Mittelschwaebische Nachrichten
Türsteher landet auf der Anklagebank
Aggressiven Gast in den Schwitzkasten genommen
Wertachtal Wochenende für Wochenende pilgern die Jugendlichen aus dem Wertachtal in Scharen ins nahegelegene P.M. nach Untermeitingen. Die Großraumdisko ist Anziehungspunkt für Feiernde aus mehreren Landkreisen. Schlägereien kommen im Umfeld der Disko immer wieder vor. Doch diesmal muss sich nicht etwa ein Gast, sondern ein Türsteher, vor Gericht verantworten. Der Vorwurf eines Besuchers: Der Security-Mitarbeiter habe ihn im Schwitzkasten gehalten, während ein Unbekannter ihn bis zur Bewusstlosigkeit gewürgt habe.

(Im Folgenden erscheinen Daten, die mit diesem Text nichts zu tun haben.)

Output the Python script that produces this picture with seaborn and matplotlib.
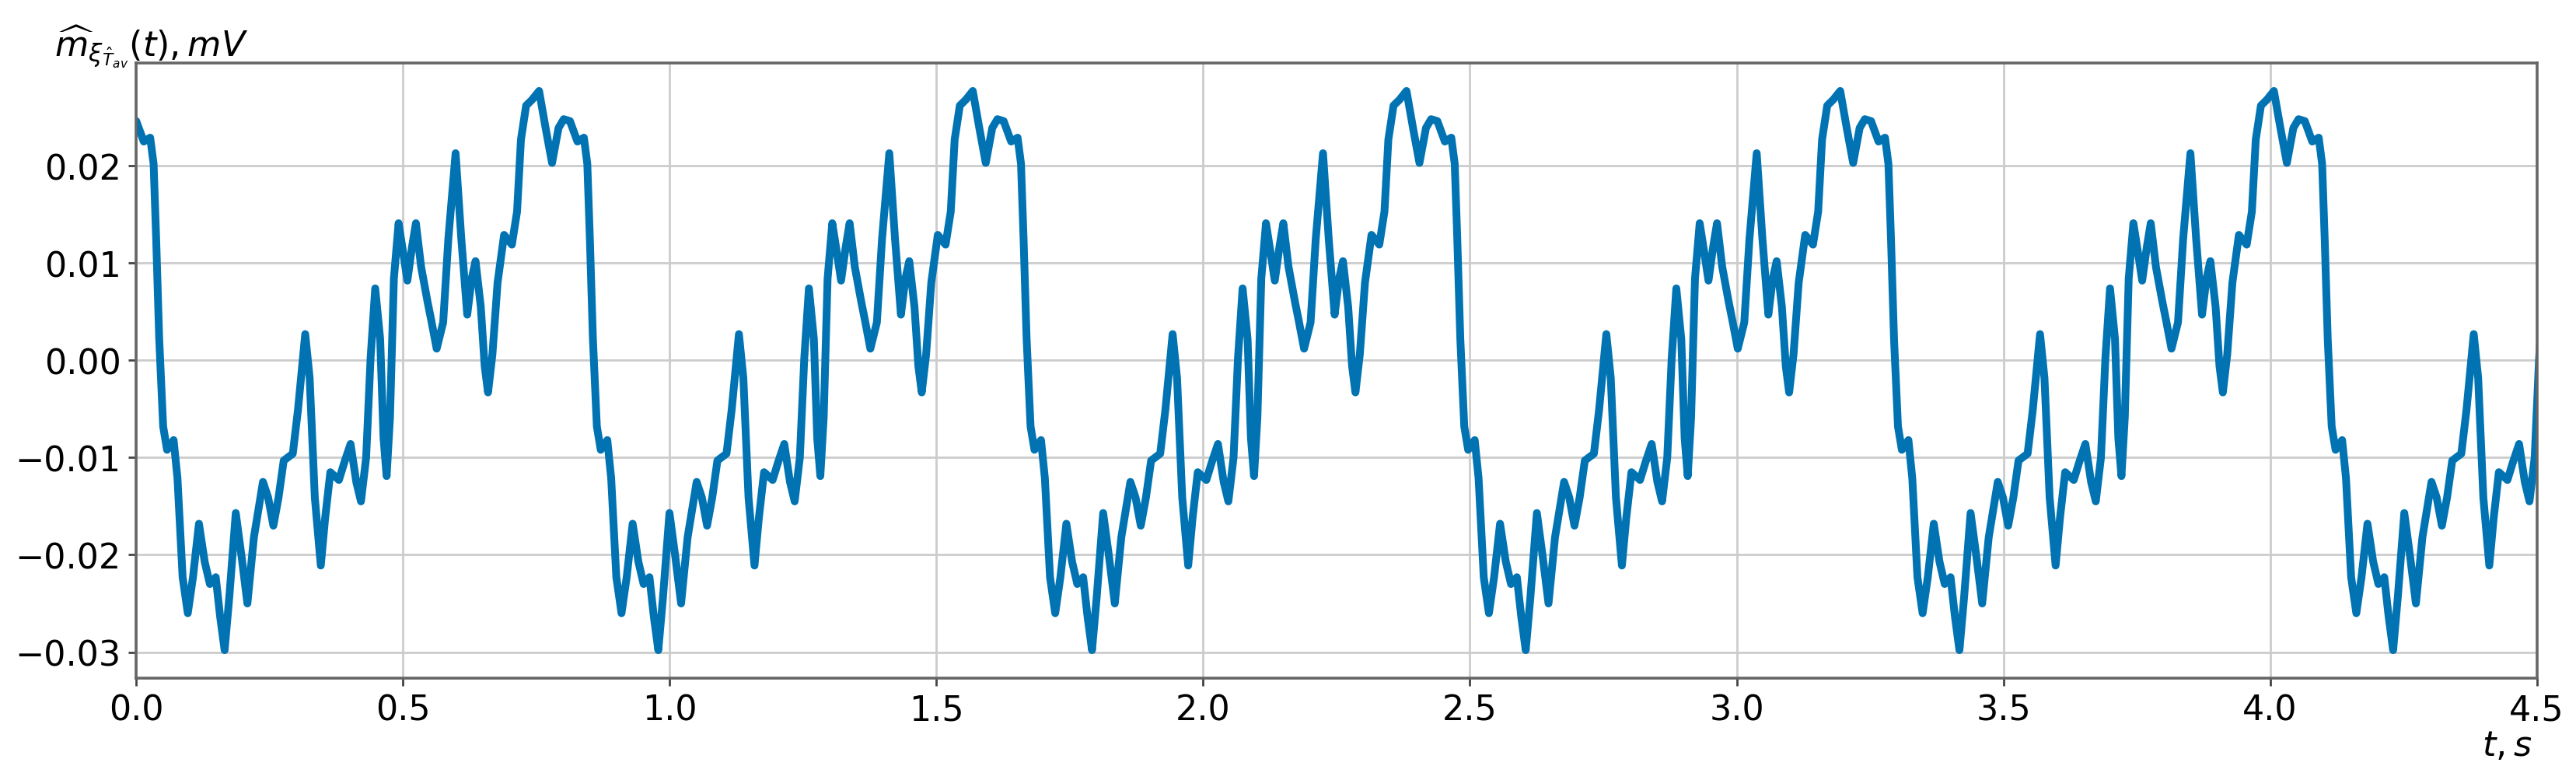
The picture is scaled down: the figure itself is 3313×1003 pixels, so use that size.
import numpy as np
import pandas as pd
import matplotlib
matplotlib.use("Agg")
import matplotlib.pyplot as plt
import seaborn as sns

# One period of the estimated mean (t in s, value in mV)
t_period = [0.000, 0.014, 0.0261, 0.0325, 0.0373, 0.043, 0.0504, 0.0577,
            0.070, 0.0772, 0.0869, 0.0966, 0.1063, 0.1175, 0.1282, 0.138,
            0.149, 0.1573, 0.1656, 0.1743, 0.1865, 0.1977, 0.2083, 0.2205,
            0.2375, 0.2472, 0.257, 0.2667, 0.2764, 0.2934, 0.3031, 0.3167,
            0.325, 0.3347, 0.3459, 0.3541, 0.3638, 0.3799, 0.3906, 0.4017,
            0.4124, 0.4212, 0.4309, 0.4392, 0.4479, 0.4572, 0.4635, 0.4693,
            0.4756, 0.4829, 0.4917, 0.500, 0.5082, 0.517, 0.5242, 0.534,
            0.5461, 0.5534, 0.5631, 0.5753, 0.585, 0.5986, 0.6093, 0.6204,
            0.6287, 0.636, 0.6458, 0.6531, 0.6594, 0.6676, 0.6773, 0.6895,
            0.7041, 0.7138, 0.7211, 0.7308, 0.742, 0.7551, 0.7673, 0.7794,
            0.7916, 0.8013]
m_period = [24.6, 22.5, 22.9, 20.2, 12.5, 2.2, -6.8, -9.2,
            -8.2, -12.1, -22.3, -26.0, -22.3, -16.8, -20.7, -23.0,
            -22.3, -26.4, -29.8, -24.4, -15.7, -20.3, -25.0, -18.2,
            -12.5, -14.1, -17.0, -14.1, -10.3, -9.6, -5.1, 2.7,
            -1.8, -14.1, -21.1, -16.2, -11.5, -12.3, -10.4, -8.6,
            -12.5, -14.5, -10.0, 0.2, 7.4, 2.2, -8.0, -11.9,
            -5.9, 8.4, 14.1, 11.2, 8.2, 11.7, 14.1, 9.6,
            6.0, 4.0, 1.2, 3.9, 12.5, 21.3, 12.5, 4.7,
            8.4, 10.2, 5.5, -0.6, -3.3, 0.6, 8.0, 12.9,
            11.9, 15.3, 22.7, 26.2, 26.8, 27.7, 23.9, 20.3,
            23.9, 24.8]  # in units of 1e-3 mV

period = 0.813       # repetition period seen in the plot, s
n_periods = 6
x_ticks = [0.0, 0.5, 1.0, 1.5, 2.0, 2.5, 3.0, 3.5, 4.0, 4.5]
y_ticks = [-0.03, -0.02, -0.01, 0.00, 0.01, 0.02]

t = np.concatenate([np.array(t_period) + k * period for k in range(n_periods)])
m = np.tile(np.array(m_period) * 1e-3, n_periods)
df = pd.DataFrame({"t": t, "m": m})

sns.set_theme(style="whitegrid")
plt.rcParams.update({
    "font.family": ["DejaVu Sans"],
    "text.color": "black",
    "axes.labelcolor": "black",
    "axes.edgecolor": "#666666",
    "axes.linewidth": 1.3,
    "grid.color": "#cccccc",
    "grid.linewidth": 1.0,
    "xtick.bottom": True,
    "ytick.left": True,
    "xtick.major.size": 3.5,
    "ytick.major.size": 3.5,
    "xtick.major.width": 1.0,
    "ytick.major.width": 1.0,
    "xtick.color": "#444444",
    "ytick.color": "#444444",
    "xtick.labelcolor": "black",
    "ytick.labelcolor": "black",
    "xtick.labelsize": 16,
    "ytick.labelsize": 16,
})

fig = plt.figure(figsize=(16.565, 5.02), dpi=200)
ax = fig.add_axes([0.0529, 0.1305, 0.9319, 0.7878])

sns.lineplot(data=df, x="t", y="m", ax=ax, estimator=None, sort=False,
             color=sns.color_palette("colorblind")[0], linewidth=3.6)

ax.set_xlim(0, 4.5)
ax.set_xticks(x_ticks)
ax.set_yticks(y_ticks)

ax.set_ylabel(r"$\widehat{m}_{\xi_{\hat{T}_{av}}}(t), mV$", fontsize=16,
              rotation=0, ha="left", va="baseline")
ax.yaxis.set_label_coords(-0.034, 1.013)
ax.set_xlabel(r"$t, s$", fontsize=16, ha="right", va="center")
ax.xaxis.set_label_coords(0.998, -0.11)

fig.savefig("out.png", dpi=200)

Der Vorfall ereignete sich im vergangenen November. Zwei Männer betraten die Disko, obwohl sie dort Hausverbot hatten. Die Türsteher bemerkten das und forderten sie auf, das Gebäude zu verlassen. Vor der Tür gerieten die Männer, unter ihnen der Kläger, in einen Streit. Es kam zu Geschubse und Schlägen. Drei Türsteher gingen dazwischen, mit dabei war der Angeklagte. Dieser erklärte in der Verhandlung, was er damals tat: „Ich habe einen der Männer von hinten gepackt, ihn auf den Boden gesetzt und festgehalten. Das war notwendig, denn gerade hatte er zum Schlag ausgeholt.“
Doch in diesem Moment mischte sich ein weiterer Mann ein, wie zwei Zeugen vor Gericht aussagen. Ein Unbekannter sei dem 35-Jährigen im Haltegriff an den Hals gegangen und habe ihn gewürgt. Der Geschädigte wurde ohnmächtig, bis zum Eintreffen des Krankenwagens rund 15 Minuten später wachte er auch nicht mehr auf.
Eine Überwachungskamera der Disko hat den Vorfall gefilmt, allerdings aus einer ungünstigen Perspektive. Auf dem Video ist zu sehen, wie sich die Schlägerei anbahnt. Von dem Haltegriff und dem Würgen ist nichts zu erkennen – zu viele Menschen verdeckten die Sicht.
Der Angeklagte bestreitet die Vorwürfe: „Ich habe den Mann gehalten. Aber da war niemand, der ihn gewürgt hat. Das hätte ich doch gesehen.“Außerdem sagt er, dass es in der Situation unmöglich gewesen sei, den Geschädigten zu würgen. Denn laut Angeklagtem lag sein eigener Arm vor dem Oberkörper und Hals des Opfers – dadurch hätte keiner zugreifen können. Zudem schildert er, dass seinen Kollegen und ihm aufgefallen sei, dass der Geschädigte in der Ohnmacht Auffälligkeiten gezeigt hatte: „Der Mann war vollkommen steif, seine Augen waren so stark zugekniffen, dass wir nicht einmal die Pupillen kontrollieren konnten.“Richter Alexander Müller hält die Zeugen aber für glaubwürdig: „Ich glaube, dass an der Sache irgendetwas nicht stimmt. Der Angeklagte war zwar nicht selbst der Aggressor. Anscheinend hat er in der Situation aber nicht verhindert, dass der Mann gewürgt wurde.“Letztendlich verzichtete das Gericht, nach Absprache von Rechtsanwältin und Verteidigerin, auf die weitere Verfolgung des Falls. Als Auflage dazu muss der Angeklagte allerdings 500 Euro an eine gemeinnützige Einrichtung zahlen. In seinem Fall an den Verein der Klinikclowns, der Kinder in Krankenhäusern begleitet.